Bref, Louis Michel avance ses pions et fait offre de candidature... "si l'électeur le veut, si le parti le demande et si le pays en a besoin. Je veux aller là où je serai le plus utile".
Au 16 rue de la Loi ? "On n'est pas candidat au poste de Premier ministre", martèle-t-il.
D'autres n'ont pas hésité à déclarer ouvertement leur candidature... "C'est leur problème. Moi, ce que je veux, c'est que le MR réussisse un bon score. Je pense que nous pouvons vraiment le faire. Avec ce résultat, on pourra faire changer le centre de gravité de la Wallonie et de Bruxelles. En modifiant ce centre de gravité, on pourra condamner le PS à une vraie rénovation qu'il promet depuis 20 ans sans qu'on n'en voit jamais le début du commencement".
Ça y est, la bête politique est relancée. Prêt à rendre tous les coups, à en distribuer aussi quelques-uns le premier. "Je pense en effet qu'il serait intéressant que le PS sente qu'il y a une alternative à son abus de position dominante. D'ailleurs, cette alternative existe déjà aujourd'hui. Il faut pulvériser cette certitude du PS. "
Une manière de fermer la position à un futur accord avec les socialistes ? "Ce sont les électeurs qui définiront les contours de l'après 10 juin. Je n'ai jamais été partisan de la politique d'exclusion. Je laisse cela à Monsieur Moureaux qui lui décrète urbi et orbi ce qui peut ou ne peut pas être".
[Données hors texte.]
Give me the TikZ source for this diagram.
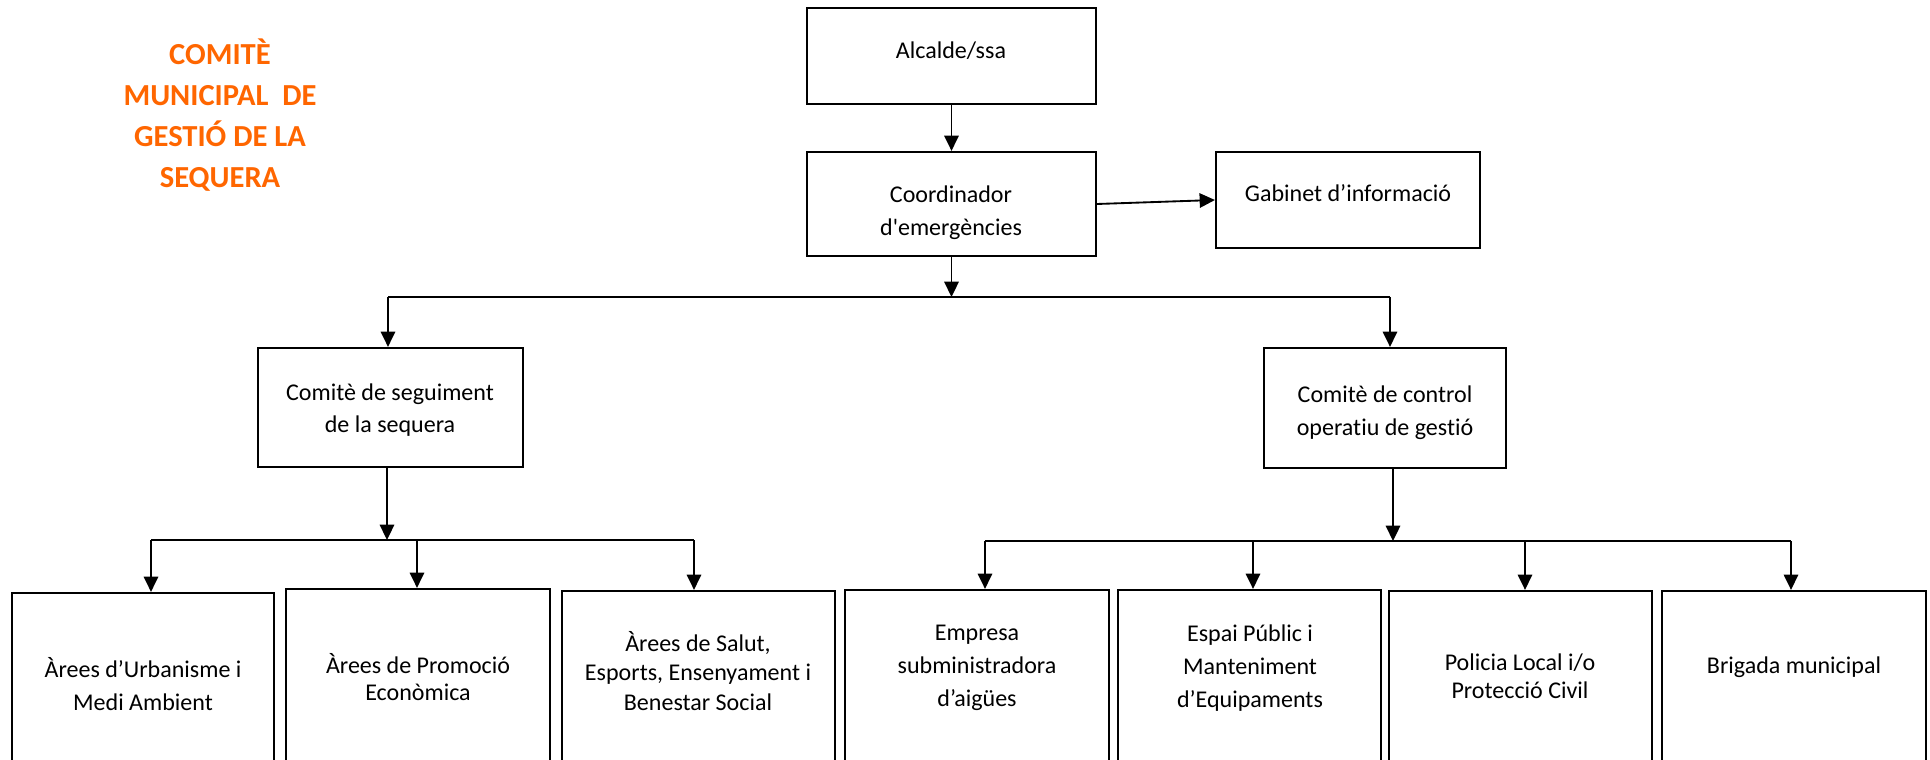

Le commissaire en vacances se lance alors dans un laïus sur les bienfaits du libéralisme qui "n'a rien à voir avec le capitalisme". Et ne lui dites pas que ce discours paraît plus axé qu'à droite aujourd'hui qu'hier. "Pas du tout. J'ai passé l'âge des calculs vulgaires. Je me répète, je veux aller là où je serai le plus utile et, non, je ne change pas de discours. J'ai toujours été convaincu que le libéralisme était porteur de bien-être pour le monde. La Belgique a progressé depuis notre arrivée au pouvoir en 1999. J'ai été, je suis et je resterai en accord avec le libéralisme historique, celui qui, de tout temps, a fait avancer le droit humain."
Pas de doute, Louis Michel n'est pas revenu pour faire de la figuration.